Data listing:
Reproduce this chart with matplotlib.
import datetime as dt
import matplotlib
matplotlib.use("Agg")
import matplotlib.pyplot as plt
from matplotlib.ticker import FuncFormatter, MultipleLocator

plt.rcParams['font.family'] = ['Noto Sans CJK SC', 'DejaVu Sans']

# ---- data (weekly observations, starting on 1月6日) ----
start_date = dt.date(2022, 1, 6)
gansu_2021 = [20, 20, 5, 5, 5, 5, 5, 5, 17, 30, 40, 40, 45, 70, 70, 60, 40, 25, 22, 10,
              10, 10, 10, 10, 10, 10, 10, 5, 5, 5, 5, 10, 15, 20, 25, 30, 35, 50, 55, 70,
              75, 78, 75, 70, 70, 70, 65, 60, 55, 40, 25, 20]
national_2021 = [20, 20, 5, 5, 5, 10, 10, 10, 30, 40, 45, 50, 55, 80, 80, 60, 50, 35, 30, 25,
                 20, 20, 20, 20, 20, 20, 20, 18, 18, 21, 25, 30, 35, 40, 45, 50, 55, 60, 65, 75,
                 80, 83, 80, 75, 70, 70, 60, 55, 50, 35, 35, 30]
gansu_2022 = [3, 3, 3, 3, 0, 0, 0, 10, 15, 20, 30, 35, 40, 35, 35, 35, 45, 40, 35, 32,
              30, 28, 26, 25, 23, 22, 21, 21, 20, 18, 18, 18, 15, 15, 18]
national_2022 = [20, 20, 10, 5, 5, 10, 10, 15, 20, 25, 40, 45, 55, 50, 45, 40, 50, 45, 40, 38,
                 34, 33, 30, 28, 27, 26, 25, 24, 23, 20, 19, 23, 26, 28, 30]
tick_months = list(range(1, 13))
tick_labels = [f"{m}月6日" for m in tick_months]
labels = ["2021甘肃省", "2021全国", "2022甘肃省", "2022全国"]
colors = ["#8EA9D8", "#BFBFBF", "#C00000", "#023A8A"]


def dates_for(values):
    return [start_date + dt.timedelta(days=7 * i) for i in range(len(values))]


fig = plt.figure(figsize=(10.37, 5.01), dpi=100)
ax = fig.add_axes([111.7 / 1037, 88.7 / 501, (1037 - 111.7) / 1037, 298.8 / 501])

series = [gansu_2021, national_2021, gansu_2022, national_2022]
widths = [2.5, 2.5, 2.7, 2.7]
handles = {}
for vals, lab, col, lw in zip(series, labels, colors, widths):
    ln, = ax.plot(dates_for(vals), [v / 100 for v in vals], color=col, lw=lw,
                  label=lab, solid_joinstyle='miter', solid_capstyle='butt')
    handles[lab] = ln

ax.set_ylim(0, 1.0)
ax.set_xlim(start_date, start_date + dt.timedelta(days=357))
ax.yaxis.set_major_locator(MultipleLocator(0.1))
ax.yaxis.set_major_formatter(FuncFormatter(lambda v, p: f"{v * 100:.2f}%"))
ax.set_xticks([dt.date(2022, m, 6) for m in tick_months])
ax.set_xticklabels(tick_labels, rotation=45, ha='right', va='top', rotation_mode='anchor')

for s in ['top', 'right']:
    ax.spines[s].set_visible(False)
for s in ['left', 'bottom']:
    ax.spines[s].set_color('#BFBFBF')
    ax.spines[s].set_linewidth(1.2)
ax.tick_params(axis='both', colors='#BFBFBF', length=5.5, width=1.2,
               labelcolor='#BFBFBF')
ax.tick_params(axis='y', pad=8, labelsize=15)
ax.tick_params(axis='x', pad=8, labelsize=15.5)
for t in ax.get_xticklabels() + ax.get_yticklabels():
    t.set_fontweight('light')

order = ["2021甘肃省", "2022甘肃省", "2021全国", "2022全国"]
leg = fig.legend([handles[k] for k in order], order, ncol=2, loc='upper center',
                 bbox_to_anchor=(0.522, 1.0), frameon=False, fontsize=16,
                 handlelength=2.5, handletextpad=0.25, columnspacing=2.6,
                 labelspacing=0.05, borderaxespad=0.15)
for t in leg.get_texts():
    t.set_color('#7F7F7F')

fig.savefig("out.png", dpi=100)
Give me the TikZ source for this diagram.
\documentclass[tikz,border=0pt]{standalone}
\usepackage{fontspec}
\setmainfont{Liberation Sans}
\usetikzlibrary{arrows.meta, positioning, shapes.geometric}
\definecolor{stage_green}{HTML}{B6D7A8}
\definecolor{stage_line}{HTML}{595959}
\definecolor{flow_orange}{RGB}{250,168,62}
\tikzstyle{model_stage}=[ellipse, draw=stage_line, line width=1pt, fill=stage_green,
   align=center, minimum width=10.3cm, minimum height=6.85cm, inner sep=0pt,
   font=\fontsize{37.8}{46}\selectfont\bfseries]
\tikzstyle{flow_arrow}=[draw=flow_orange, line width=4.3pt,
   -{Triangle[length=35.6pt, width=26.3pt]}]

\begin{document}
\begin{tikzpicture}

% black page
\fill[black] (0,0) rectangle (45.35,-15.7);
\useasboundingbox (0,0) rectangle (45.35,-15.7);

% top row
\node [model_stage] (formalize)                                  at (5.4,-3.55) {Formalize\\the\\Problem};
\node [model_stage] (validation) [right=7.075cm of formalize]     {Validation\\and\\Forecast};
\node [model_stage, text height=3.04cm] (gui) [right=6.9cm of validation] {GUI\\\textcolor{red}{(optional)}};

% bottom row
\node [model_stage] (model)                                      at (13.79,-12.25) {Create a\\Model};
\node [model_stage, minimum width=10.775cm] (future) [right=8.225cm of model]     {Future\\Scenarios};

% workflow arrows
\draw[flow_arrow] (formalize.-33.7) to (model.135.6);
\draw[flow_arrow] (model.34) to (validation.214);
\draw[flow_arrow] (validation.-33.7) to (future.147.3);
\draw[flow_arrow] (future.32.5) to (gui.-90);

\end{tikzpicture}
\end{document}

--

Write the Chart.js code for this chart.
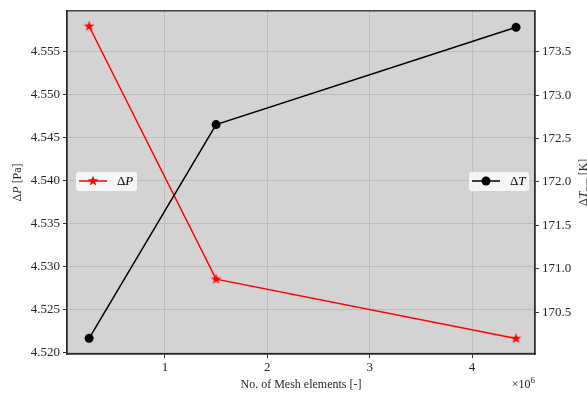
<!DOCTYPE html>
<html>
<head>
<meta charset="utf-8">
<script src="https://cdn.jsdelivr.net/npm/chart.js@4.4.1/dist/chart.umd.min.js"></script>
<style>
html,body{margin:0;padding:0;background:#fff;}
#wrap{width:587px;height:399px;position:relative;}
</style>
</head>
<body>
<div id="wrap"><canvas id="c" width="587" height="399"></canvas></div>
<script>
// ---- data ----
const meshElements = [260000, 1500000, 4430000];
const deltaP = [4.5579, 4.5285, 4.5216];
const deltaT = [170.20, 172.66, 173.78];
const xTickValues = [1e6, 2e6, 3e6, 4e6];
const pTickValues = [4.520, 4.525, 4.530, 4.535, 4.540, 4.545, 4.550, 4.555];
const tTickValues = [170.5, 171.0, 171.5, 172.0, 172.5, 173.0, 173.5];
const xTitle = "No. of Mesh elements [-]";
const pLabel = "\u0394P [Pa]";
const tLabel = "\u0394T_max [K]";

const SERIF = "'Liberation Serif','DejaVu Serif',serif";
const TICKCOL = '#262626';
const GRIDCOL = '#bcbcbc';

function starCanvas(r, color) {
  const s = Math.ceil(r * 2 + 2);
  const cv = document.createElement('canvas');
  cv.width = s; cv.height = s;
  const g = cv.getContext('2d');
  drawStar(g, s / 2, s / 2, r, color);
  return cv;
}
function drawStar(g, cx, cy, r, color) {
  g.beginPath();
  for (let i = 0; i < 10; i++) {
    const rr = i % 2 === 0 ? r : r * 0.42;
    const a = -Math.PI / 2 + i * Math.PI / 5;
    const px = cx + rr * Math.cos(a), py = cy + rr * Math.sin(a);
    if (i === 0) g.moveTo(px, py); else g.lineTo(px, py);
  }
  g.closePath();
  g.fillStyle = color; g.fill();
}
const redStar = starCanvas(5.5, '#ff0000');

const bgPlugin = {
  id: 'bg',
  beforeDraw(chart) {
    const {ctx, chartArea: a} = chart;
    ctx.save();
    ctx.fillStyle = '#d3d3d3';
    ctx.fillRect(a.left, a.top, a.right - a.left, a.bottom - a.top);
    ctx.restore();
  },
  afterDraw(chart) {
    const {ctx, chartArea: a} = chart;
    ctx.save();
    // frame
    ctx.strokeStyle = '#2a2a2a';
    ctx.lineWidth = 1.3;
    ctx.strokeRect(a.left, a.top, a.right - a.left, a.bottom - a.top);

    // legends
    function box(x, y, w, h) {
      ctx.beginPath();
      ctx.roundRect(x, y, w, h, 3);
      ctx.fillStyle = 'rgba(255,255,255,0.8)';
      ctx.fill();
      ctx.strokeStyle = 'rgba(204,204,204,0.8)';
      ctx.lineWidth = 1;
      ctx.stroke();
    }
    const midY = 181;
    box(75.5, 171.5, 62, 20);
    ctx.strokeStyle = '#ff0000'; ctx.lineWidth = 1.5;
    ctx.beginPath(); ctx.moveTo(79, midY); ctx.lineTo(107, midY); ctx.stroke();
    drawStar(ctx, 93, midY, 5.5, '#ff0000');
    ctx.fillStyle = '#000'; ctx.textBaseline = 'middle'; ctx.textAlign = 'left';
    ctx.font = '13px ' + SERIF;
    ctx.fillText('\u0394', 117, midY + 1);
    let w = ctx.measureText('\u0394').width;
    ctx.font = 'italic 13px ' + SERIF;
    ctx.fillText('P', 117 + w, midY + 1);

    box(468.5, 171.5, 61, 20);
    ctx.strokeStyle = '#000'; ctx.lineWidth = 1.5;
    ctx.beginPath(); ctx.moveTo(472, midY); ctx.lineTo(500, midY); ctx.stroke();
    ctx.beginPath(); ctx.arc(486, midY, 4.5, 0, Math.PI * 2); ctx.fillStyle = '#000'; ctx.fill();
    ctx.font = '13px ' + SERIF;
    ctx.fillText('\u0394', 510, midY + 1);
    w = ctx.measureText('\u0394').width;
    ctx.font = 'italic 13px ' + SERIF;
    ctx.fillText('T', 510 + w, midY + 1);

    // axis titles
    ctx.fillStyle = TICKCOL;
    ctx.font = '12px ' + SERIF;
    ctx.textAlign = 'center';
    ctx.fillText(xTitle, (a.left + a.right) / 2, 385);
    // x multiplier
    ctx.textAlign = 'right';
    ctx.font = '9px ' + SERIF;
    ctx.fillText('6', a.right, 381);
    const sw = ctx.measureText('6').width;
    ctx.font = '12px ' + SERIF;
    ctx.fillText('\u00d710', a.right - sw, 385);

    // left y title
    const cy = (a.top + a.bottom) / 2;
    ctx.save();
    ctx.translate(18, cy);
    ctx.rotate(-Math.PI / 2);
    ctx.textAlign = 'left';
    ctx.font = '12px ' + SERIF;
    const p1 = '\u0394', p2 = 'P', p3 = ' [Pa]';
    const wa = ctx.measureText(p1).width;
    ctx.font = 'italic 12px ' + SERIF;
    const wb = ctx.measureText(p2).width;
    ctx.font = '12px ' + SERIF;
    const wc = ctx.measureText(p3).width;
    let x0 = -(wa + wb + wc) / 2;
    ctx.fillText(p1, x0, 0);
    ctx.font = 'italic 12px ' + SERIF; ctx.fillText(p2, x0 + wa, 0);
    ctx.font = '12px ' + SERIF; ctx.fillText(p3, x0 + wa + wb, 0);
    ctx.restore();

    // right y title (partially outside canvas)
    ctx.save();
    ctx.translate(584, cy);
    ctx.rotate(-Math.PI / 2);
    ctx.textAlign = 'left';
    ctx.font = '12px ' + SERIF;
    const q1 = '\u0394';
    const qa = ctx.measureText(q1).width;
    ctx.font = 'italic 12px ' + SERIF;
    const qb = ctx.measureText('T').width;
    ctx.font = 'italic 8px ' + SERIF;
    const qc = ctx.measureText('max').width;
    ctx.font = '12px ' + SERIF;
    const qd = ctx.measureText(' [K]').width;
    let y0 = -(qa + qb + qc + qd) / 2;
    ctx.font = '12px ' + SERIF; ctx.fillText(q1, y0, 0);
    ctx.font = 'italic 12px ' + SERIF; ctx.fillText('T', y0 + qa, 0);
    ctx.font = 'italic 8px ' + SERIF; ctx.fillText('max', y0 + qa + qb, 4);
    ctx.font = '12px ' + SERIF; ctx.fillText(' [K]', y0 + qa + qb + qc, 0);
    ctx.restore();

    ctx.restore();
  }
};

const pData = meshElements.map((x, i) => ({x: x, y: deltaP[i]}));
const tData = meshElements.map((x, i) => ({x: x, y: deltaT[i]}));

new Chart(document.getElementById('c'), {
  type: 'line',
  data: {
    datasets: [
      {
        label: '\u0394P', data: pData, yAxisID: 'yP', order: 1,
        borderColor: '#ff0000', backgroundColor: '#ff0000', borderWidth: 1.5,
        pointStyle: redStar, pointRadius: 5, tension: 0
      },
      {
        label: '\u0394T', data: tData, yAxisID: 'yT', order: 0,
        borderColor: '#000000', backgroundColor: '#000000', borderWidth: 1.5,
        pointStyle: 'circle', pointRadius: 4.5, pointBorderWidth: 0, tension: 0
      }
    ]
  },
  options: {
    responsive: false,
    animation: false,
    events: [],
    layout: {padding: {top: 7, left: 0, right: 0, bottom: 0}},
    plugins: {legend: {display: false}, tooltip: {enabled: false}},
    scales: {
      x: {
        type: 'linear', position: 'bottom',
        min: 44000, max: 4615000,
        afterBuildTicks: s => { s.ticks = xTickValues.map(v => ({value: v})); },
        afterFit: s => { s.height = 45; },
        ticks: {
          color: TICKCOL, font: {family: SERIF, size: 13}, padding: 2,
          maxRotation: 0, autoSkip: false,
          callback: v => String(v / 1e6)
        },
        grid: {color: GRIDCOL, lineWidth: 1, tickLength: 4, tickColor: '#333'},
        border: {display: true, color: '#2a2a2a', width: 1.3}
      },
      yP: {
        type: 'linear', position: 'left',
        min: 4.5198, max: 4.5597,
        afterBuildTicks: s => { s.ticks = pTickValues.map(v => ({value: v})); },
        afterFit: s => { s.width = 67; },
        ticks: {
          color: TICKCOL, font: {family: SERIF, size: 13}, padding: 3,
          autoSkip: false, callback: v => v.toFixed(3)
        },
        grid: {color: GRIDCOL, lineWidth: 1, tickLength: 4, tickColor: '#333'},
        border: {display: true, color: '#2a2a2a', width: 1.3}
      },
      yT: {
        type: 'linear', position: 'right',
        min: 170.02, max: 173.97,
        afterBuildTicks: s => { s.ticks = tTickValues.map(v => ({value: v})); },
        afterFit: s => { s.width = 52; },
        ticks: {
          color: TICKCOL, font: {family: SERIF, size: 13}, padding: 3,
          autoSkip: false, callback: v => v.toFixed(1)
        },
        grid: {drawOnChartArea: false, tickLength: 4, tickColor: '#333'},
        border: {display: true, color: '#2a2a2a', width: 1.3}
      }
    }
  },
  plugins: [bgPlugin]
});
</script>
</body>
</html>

# Written problem
Return all lines containing the word "this".

# Finished exercise
Reproduce this chart with matplotlib.
Give me the TikZ source for this diagram.
Write the Chart.js code for this chart.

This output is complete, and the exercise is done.